In their refusal letter, the Trinity Biotech directors stated that their denial was based on a determination that the ADR holders, as contrasted with the ordinary shares they represent, do not have the authority under Irish law to call the meeting.
Commenting on Trinity Biotech's refusal to call the special meeting, Mr. Reidy stated that he was "disappointed but certainly not surprised" by the position taken by current management. Mr. Reidy pointed out that the group's original letter requesting the special meeting contains a demand that the Trinity Biotech directors take alternative steps to effectuate the special meeting if management is of the opinion that the requesting ADR holders did not have the authority under Irish law to convene the meeting. Management's refusal letter was silent regarding these alternative steps.
Mr. Reidy stated, "Management's refusal to honor our request or to take the alternative steps proposed to bring our proposal before the company's shareholders can only be viewed as a further step by management to remain entrenched in their positions and beyond any accountability to the owners of the company."

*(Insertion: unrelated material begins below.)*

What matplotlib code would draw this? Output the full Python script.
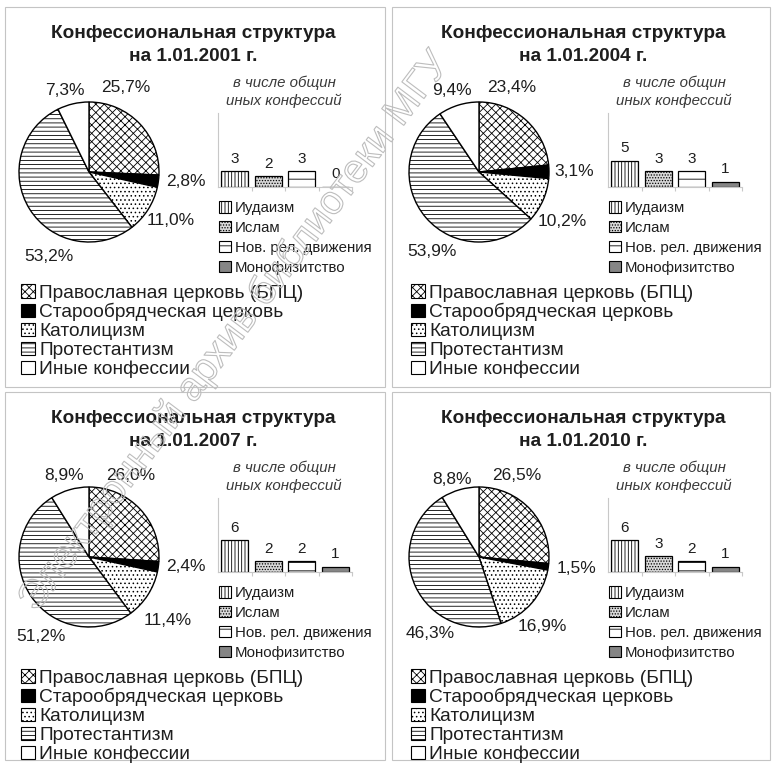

Mr. Reidy continued, "Trinity Biotech management has benefited by accessing American and European equity capital markets through the sale of ADRs. As a result over 90% of the company's ownership is evidenced by ADRs. Management has welcomed our investment but now chooses to disenfranchise us when their performance is called into question and their jobs are on the line. Apparently, management has concluded that their past performance is such that they would be unable to convince a majority of shareholders to vote for their retention."
Mr. Reidy went on to say, "This latest decision only further demonstrates that this board has lost touch with its fiduciary responsibilities. As we have said in the past, this board needs to be removed and replaced by directors who are committed to acting in the best interest of the company and its owners."
Mr. Reidy stated that he would continue in his efforts to bring about the special shareholder meeting. Such efforts might include converting ADRs into the ordinary shares they represent. Mr. Reidy anticipated that other ADR holders would join him in these efforts.
Safe Harbor Statement
Statements in this release that are not historical are forward-looking statements, including statements regarding Mr. Reidy's beliefs, expectations, hopes or intentions regarding the future. It is important to note that actual outcomes and results could differ materially from forward-looking statements. Mr. Reidy assumes no obligation to update any forward-looking statement.